No, I’ve never experienced anything quite so irrefutable as a levitating bed or a china-flinging poltergeist, but I do have a couple of unexplained experiences. Just enough to make me think hmm, maybe, but not quite enough to have me reaching for the holy water.
When I was in college, I lived in a dorm for a couple of years. It was bare bones. Seriously. You kids today have no idea . . .
My dorm room didn’t have actual closets, just big wardrobe-style boxes built into the wall on either side of the door. They were completely open at the front, so most people hung shower curtains over them. I hung a multi-color beaded curtain. Don’t judge.
One afternoon (no, this didn’t even happen at night, sorry), I was lying on my bed reading. Alone, with the door closed.
We usually left our doors open so that we could all shout our running commentary on Days of Our Lives, but since I was reading, I must have wanted privacy. The windows were closed, too, and there was no fan running. No breeze of any kind.
I was deeply engrossed in my book when the bead curtain behind me rattled as if someone had run a hand across it. I turned to see the strings of beads still quivering.
I think I broke some sort of speed record crossing the room, yanking the door open, and leaping into the hall. After my heart crawled back down my throat, I propped the door open and forced myself to go back inside. I didn’t go back to the book I’d been reading, though.
It didn’t seem like the best moment to dive back into Pet Semetary.
The house I’ve lived in for the past 13 years is a mid-century brick ranch. We’re only the second owners—the couple who built it after the war spent the rest of their lives in it.
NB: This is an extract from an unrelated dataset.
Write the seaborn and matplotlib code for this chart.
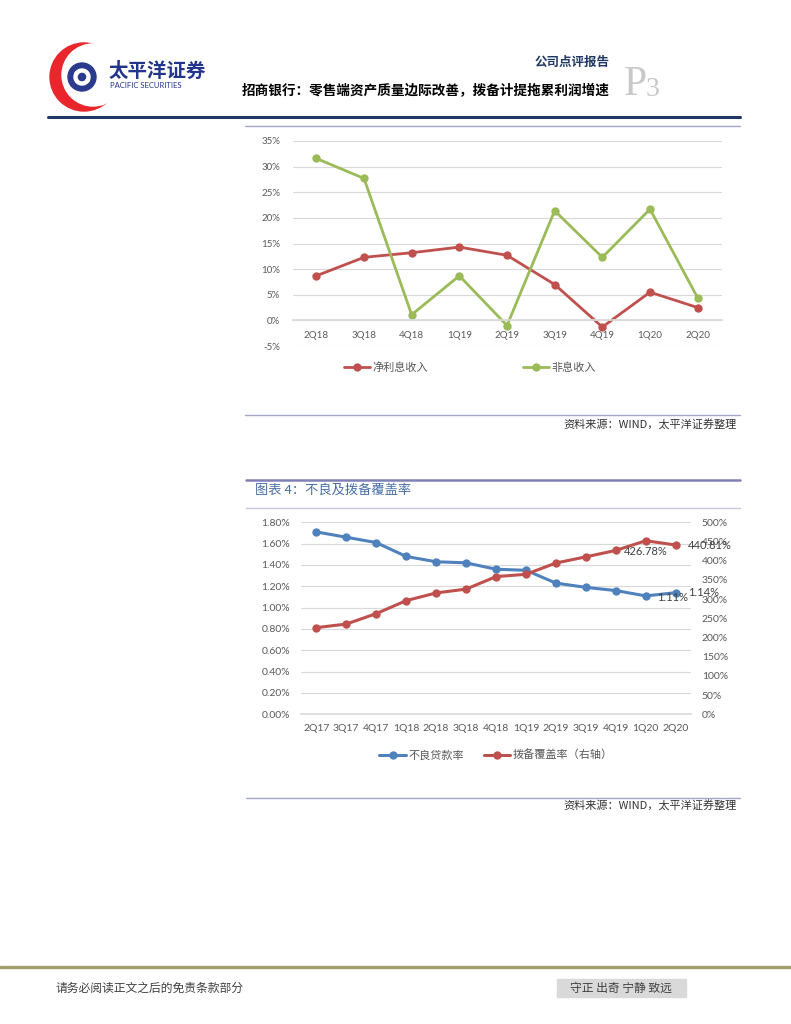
import matplotlib
matplotlib.use("Agg")
import matplotlib.pyplot as plt
import seaborn as sns
import pandas as pd
from matplotlib.lines import Line2D
from matplotlib.patches import Circle, Rectangle, Wedge
from matplotlib.ticker import FuncFormatter, MultipleLocator

# chart 1: growth of net interest income / non-interest income
quarters1 = ["2Q18", "3Q18", "4Q18", "1Q19", "2Q19", "3Q19", "4Q19", "1Q20", "2Q20"]
net_interest = [8.7, 12.3, 13.2, 14.3, 12.7, 7.0, -1.3, 5.5, 2.5]
non_interest = [31.6, 27.7, 1.1, 8.7, -1.0, 21.4, 12.3, 21.7, 4.4]

# chart 2: NPL ratio and provision coverage
quarters2 = ["2Q17", "3Q17", "4Q17", "1Q18", "2Q18", "3Q18", "4Q18", "1Q19",
             "2Q19", "3Q19", "4Q19", "1Q20", "2Q20"]
npl_ratio = [1.71, 1.66, 1.61, 1.48, 1.43, 1.42, 1.36, 1.35, 1.23, 1.19, 1.16, 1.11, 1.14]
coverage = [225.7, 235.0, 262.1, 296.0, 316.0, 326.0, 358.5, 364.6, 394.0, 410.0,
            426.78, 452.0, 440.81]

sns.set_theme(style="white")
plt.rcParams['font.family'] = ['Lato', 'Noto Sans CJK SC', 'DejaVu Sans']
CJK = ['Noto Sans CJK SC', 'DejaVu Sans']

W, H = 791, 1024
fig = plt.figure(figsize=(W / 100, H / 100), dpi=100)


def fx(x):
    return x / W


def fy(y):
    return 1 - y / H


def hline(x0, x1, y, color, lw):
    fig.add_artist(Line2D([fx(x0), fx(x1)], [fy(y), fy(y)], color=color, lw=lw,
                          transform=fig.transFigure))


RED = "#C0504D"
GREEN = "#9BBB59"
BLUE = "#4F81BD"
TICK = "#595959"
GRID = "#D9D9D9"

# ---------- page header ----------
logo = fig.add_axes([fx(45), fy(115), fx(62), 75 / H])
logo.set_xlim(45, 107)
logo.set_ylim(115, 40)
logo.axis("off")
# red crescent = red disc minus an offset white disc
logo.add_patch(Circle((84, 77), 34, color="#E8262B"))
logo.add_patch(Circle((93, 75), 31, color="white"))
logo.add_patch(Circle((82, 77), 14, color="#2B3A8C"))
logo.add_patch(Wedge((82, 77), 8, 200, 40, width=3, color="white"))
logo.add_patch(Wedge((82, 77), 8, 20, 220, width=3, color="white"))
logo.add_patch(Circle((82, 77), 2.5, color="#2B3A8C"))

fig.text(fx(109), fy(71), "太平洋证券", family=CJK, fontsize=14, fontweight="bold",
         color="#22348C", va="center")
fig.text(fx(110), fy(86), "PACIFIC SECURITIES", fontsize=5.5, color="#22348C", va="center")
fig.text(fx(610), fy(62), "公司点评报告", family=CJK, fontsize=9, fontweight="bold",
         color="#1F3864", ha="right", va="center")
fig.text(fx(610), fy(91), "招商银行：零售端资产质量边际改善，拨备计提拖累利润增速", family=CJK,
         fontsize=9.8, fontweight="bold", color="black", ha="right", va="center")
fig.text(fx(624), fy(85), "P", family=["Liberation Serif"], fontsize=30, color="#C8C8C8",
         va="center")
fig.text(fx(646), fy(90), "3", family=["Liberation Serif"], fontsize=20, color="#C8C8C8",
         va="center")
hline(48, 740, 117, "#1F3864", 2.2)
hline(245, 740, 126, "#A6A6CC", 1.0)

# ---------- chart 1 ----------
ax1 = fig.add_axes([fx(292.5), fy(346), 429 / W, 205 / H])
sns.lineplot(x=quarters1, y=net_interest, ax=ax1, color=RED, lw=2.0, marker="o",
             markersize=6, markeredgewidth=0, sort=False, label="净利息收入")
sns.lineplot(x=quarters1, y=non_interest, ax=ax1, color=GREEN, lw=2.0, marker="o",
             markersize=6, markeredgewidth=0, sort=False, label="非息收入")
ax1.set_xlim(-0.5, len(quarters1) - 0.5)
ax1.set_ylim(-5, 35)
ax1.yaxis.set_major_locator(MultipleLocator(5))
ax1.yaxis.set_major_formatter(FuncFormatter(lambda v, p: f"{v:.0f}%"))
ax1.grid(axis="y", color=GRID, lw=0.8)
ax1.set_axisbelow(True)
for s in ["top", "right", "left"]:
    ax1.spines[s].set_visible(False)
ax1.spines["bottom"].set_position(("data", 0))
ax1.spines["bottom"].set_color(GRID)
ax1.tick_params(axis="both", length=0, labelsize=7, colors=TICK)
ax1.tick_params(axis="y", pad=9)
ax1.tick_params(axis="x", pad=8)
h1, l1 = ax1.get_legend_handles_labels()
ax1.legend(h1, l1, ncol=2, loc="center", bbox_to_anchor=(fx(470), fy(368)),
           bbox_transform=fig.transFigure, frameon=False, handlelength=2.4,
           columnspacing=8.5, handletextpad=0.2, prop={"family": CJK, "size": 8},
           labelcolor=TICK)

hline(245, 740, 415, "#A6A6CC", 1.0)
fig.text(fx(737), fy(425), "资料来源：WIND，太平洋证券整理", family=CJK, fontsize=8,
         color="#333333", ha="right", va="center")

# ---------- chart 2 ----------
hline(246, 740, 480, "#8080B8", 1.8)
fig.text(fx(255), fy(490), "图表 4：不良及拨备覆盖率", family=CJK, fontsize=9.5,
         color="#4A6FA8", va="center")
hline(246, 740, 508, "#C8C8DC", 1.0)

ax2 = fig.add_axes([fx(301.3), fy(714.3), 389.4 / W, 192 / H])
sns.lineplot(x=quarters2, y=npl_ratio, ax=ax2, color=BLUE, lw=2.2, marker="o",
             markersize=6, markeredgewidth=0, sort=False, label="不良贷款率")
ax2.set_xlim(-0.5, len(quarters2) - 0.5)
ax2.set_ylim(0, 1.8)
ax2.yaxis.set_major_locator(MultipleLocator(0.2))
ax2.yaxis.set_major_formatter(FuncFormatter(lambda v, p: f"{v:.2f}%"))
ax2.grid(axis="y", color=GRID, lw=0.8)
ax2.set_axisbelow(True)

ax3 = ax2.twinx()
sns.lineplot(x=quarters2, y=coverage, ax=ax3, color=RED, lw=2.2, marker="o",
             markersize=6, markeredgewidth=0, sort=False, label="拨备覆盖率（右轴）")
ax3.set_ylim(0, 500)
ax3.yaxis.set_major_locator(MultipleLocator(50))
ax3.yaxis.set_major_formatter(FuncFormatter(lambda v, p: f"{v:.0f}%"))
ax3.grid(False)

for a in (ax2, ax3):
    for s in a.spines.values():
        s.set_visible(False)
    a.tick_params(axis="both", length=0, labelsize=7.5, colors=TICK)
    a.set_ylabel("")
ax2.spines["bottom"].set_visible(True)
ax2.spines["bottom"].set_color(GRID)
ax2.tick_params(axis="y", pad=8)
ax3.tick_params(axis="y", pad=8)
ax2.tick_params(axis="x", pad=7)

# data labels as shown on the chart
i20q1 = quarters2.index("1Q20")
i20q2 = quarters2.index("2Q20")
lab = dict(fontsize=8, color="#404040", textcoords="offset points")
ax3.annotate(f"{coverage[i20q1 - 1]:.2f}%", (i20q1, coverage[i20q1]), xytext=(0, -8),
             ha="center", va="center", **lab)
ax3.annotate(f"{coverage[i20q2]:.2f}%", (i20q2, coverage[i20q2]), xytext=(9, 0),
             ha="left", va="center", **lab)
ax2.annotate(f"{npl_ratio[i20q1]:.2f}%", (i20q1, npl_ratio[i20q1]), xytext=(8, -1),
             ha="left", va="center", **lab)
ax2.annotate(f"{npl_ratio[i20q2]:.2f}%", (i20q2, npl_ratio[i20q2]), xytext=(9, 0),
             ha="left", va="center", **lab)

h2, l2 = ax2.get_legend_handles_labels()
h3, l3 = ax3.get_legend_handles_labels()
ax3.get_legend().remove()
ax2.legend(h2 + h3, l2 + l3, ncol=2, loc="center", bbox_to_anchor=(fx(496), fy(755)),
           bbox_transform=fig.transFigure, frameon=False, handlelength=2.4,
           columnspacing=1.8, handletextpad=0.2, prop={"family": CJK, "size": 8},
           labelcolor=TICK)

hline(246, 740, 798, "#A6A6CC", 1.0)
fig.text(fx(737), fy(806), "资料来源：WIND，太平洋证券整理", family=CJK, fontsize=8,
         color="#333333", ha="right", va="center")

# ---------- footer ----------
hline(0, 791, 967, "#A39C6B", 2.4)
fig.text(fx(55), fy(988), "请务必阅读正文之后的免责条款部分", family=CJK, fontsize=8.5,
         color="#404040", va="center")
fig.add_artist(Rectangle((fx(557), fy(997)), 129 / W, 18 / H, color="#D9D9D9",
                         transform=fig.transFigure))
fig.text(fx(621), fy(988), "守正 出奇 宁静 致远", family=CJK, fontsize=8.5,
         color="#404040", ha="center", va="center")

fig.savefig("out.png", dpi=100)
The wife, I’m told, actually died in the house, and I’ve also been told that before we bought it, the house was rumored by locals to be haunted. How reliable those rumors are, I don’t know. What I do know is that while we’ve had a few odd things happen over the years, we’ve never seen or heard anything worthy of an episode of A Haunting.
Shortly after we moved in, I was standing in the hall, slightly bent over. I must have been vacuuming or something, that part is a little hazy. I do recall feeling a light smack on my . . . um, behind.
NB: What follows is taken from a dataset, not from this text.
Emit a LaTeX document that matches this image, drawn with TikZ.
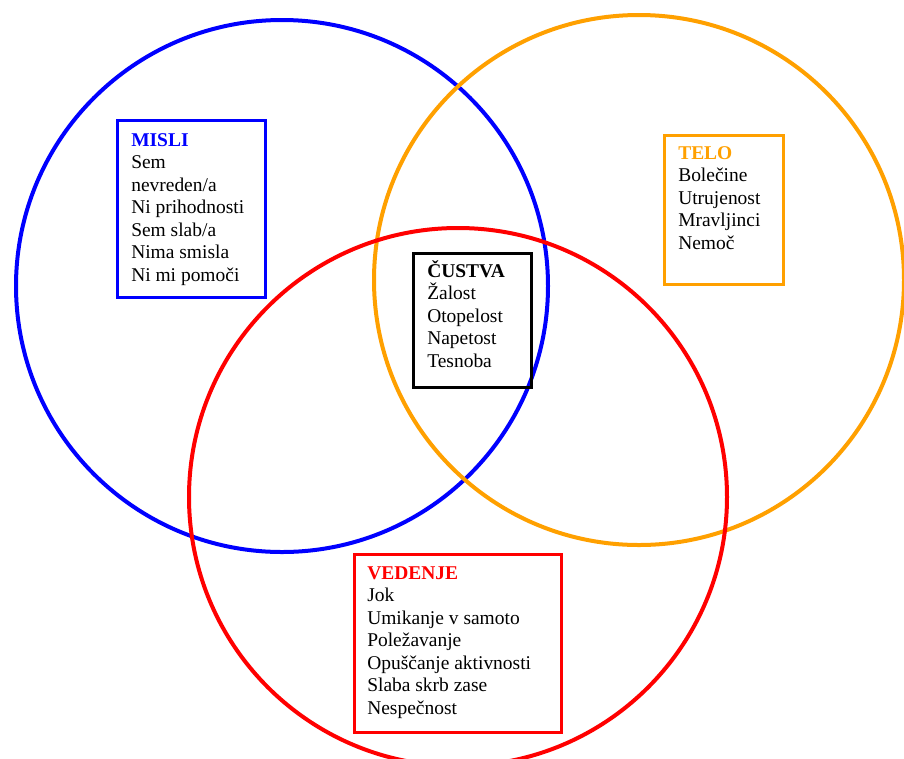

I turned to give my husband a smack in return, and saw him, through the living room window, standing in the front yard. I was completely alone in the house.
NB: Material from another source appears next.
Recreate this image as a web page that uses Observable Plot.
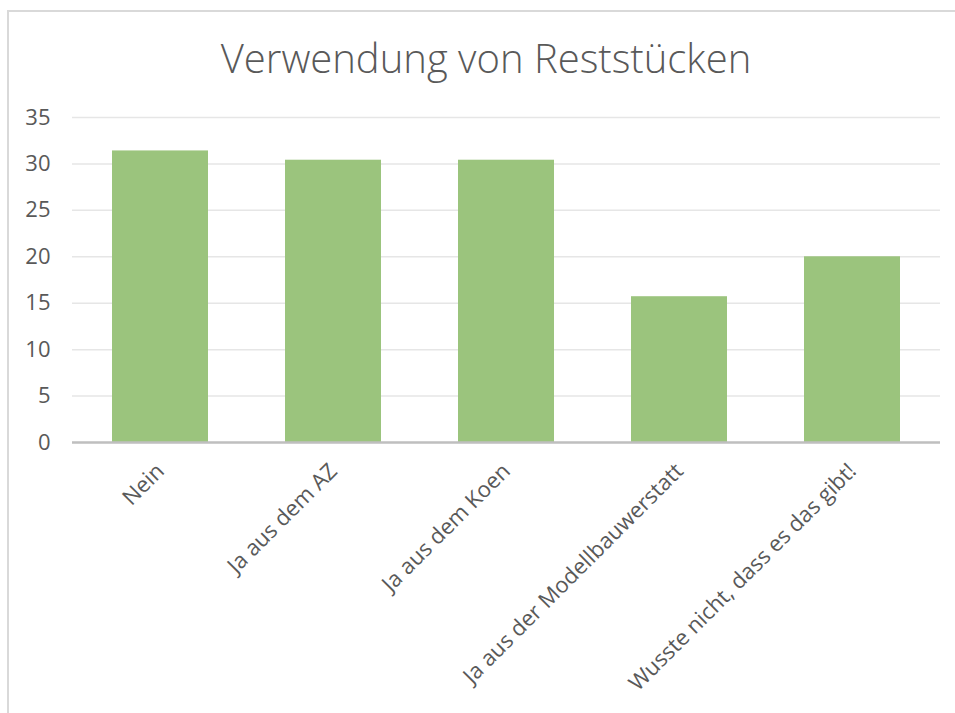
<!DOCTYPE html>
<html>
<head>
<meta charset="utf-8">
<script src="https://cdn.jsdelivr.net/npm/d3@7"></script>
<script src="https://cdn.jsdelivr.net/npm/@observablehq/plot@0.6"></script>
<style>
  html, body { margin: 0; padding: 0; background: #fff; }
  #wrap { position: relative; width: 955px; height: 713px; overflow: hidden; font-family: "Open Sans", sans-serif; }
  #frame { position: absolute; left: 7px; top: 10px; width: 1000px; height: 800px; border-left: 2px solid #d9d9d9; border-top: 2px solid #d9d9d9; }
  #title { position: absolute; left: 0; top: 0; width: 972px; height: 100px; text-align: center; font-family: "Open Sans", sans-serif; font-weight: 300; font-size: 40px; color: #595959; line-height: 1; padding-top: 38px; box-sizing: border-box; }
  #chart { position: absolute; left: 0; top: 100px; }
</style>
</head>
<body>
<div id="wrap">
  <div id="frame"></div>
  <div id="title">Verwendung von Reststücken</div>
  <div id="chart"></div>
</div>
<script>
const categories = ["Nein", "Ja aus dem AZ", "Ja aus dem Koen", "Ja aus der Modellbauwerstatt", "Wusste nicht, dass es das gibt!"];
const values = [31.4, 30.4, 30.4, 15.7, 20.0];
const yTicks = [0, 5, 10, 15, 20, 25, 30, 35];

const data = categories.map((c, i) => ({category: c, value: values[i]}));

const chart = Plot.plot({
  width: 955,
  height: 613,
  marginTop: 17,
  marginBottom: 271,
  marginLeft: 72,
  marginRight: 15,
  style: {fontFamily: "Open Sans, sans-serif", fontSize: "22px", color: "#595959", background: "transparent"},
  x: {domain: categories, paddingInner: 0.447, paddingOuter: 0.2235, align: 0.5},
  y: {domain: [0, 35]},
  marks: [
    Plot.gridY(yTicks, {stroke: "#e6e6e6", strokeOpacity: 1, strokeWidth: 1.5}),
    Plot.barY(data, {x: "category", y: "value", fill: "#9bc47d"}),
    Plot.ruleY([0], {stroke: "#bfbfbf", strokeWidth: 2.5}),
    Plot.axisY(yTicks, {tickSize: 0, tickPadding: 22, label: null, fontSize: 22, fill: "#595959"}),
    Plot.axisX({tickSize: 0, tickPadding: 25, tickRotate: -45, label: null, fontSize: 22, fill: "#595959"})
  ]
});
document.getElementById("chart").appendChild(chart);
</script>
</body>
</html>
During that time, we were settling into the house and kept noticing a smell like hot wires in the doorway to our son’s room. It hovered just in the doorway at about waist height.
We had everyone from electricians to plumbers check it out, to no avail. Nothing abnormal ever turned up. One workman, on his way out the door, hesitantly asked if we’d ever considered calling a priest.
Not really the outcome I’d been hoping for.
We never did find the source of the smell. After a while, it just went away, and we got on with things.
While those things were all a little strange, none of them was really frightening. Just strange and unexplained. The things that happen at night are somehow much more frightening.
One night, my husband and I were going to bed. It was late, the kids both asleep already. The dog of mischief was safely crated for the night, and the cat was out on his nightly prowl.
I was already in bed when my husband lay down and turned off the lamp. As soon as the light went out, we heard what sounded like booted feet walking down our wood-floored hall.
“What was that?” I hissed at him. He flipped the light back on and went to check. Kids still asleep, dog still crated, cat still outside. He checked all through the house and found nothing amiss.
I still haven’t quite gotten over that one.
Our other nighttime experience was not long after the first. This time, both kids were spending a week at my parents’ house. Again, the cat was outside and the dog was in his crate.
Just after our light went off, we heard the distinct sound of something metal falling and rolling on the hall floor. Kind of like the sound a BB might make if you dropped it onto a wood floor from a few feet high.
Again, my husband found no sign of anything out of the ordinary. Or anything on the hall floor.
The next day, I searched that hall floor with a flashlight and found nothing.
So there you have it. My entire supernatural experience, such as it is. While it may not get me cable TV fame, I’m just fine with that.
How about you? Do you have any ghost stories? I’d love to hear them! Meanwhile,
I’ll be over here trying not to think about ghosts in boots walking down my hall.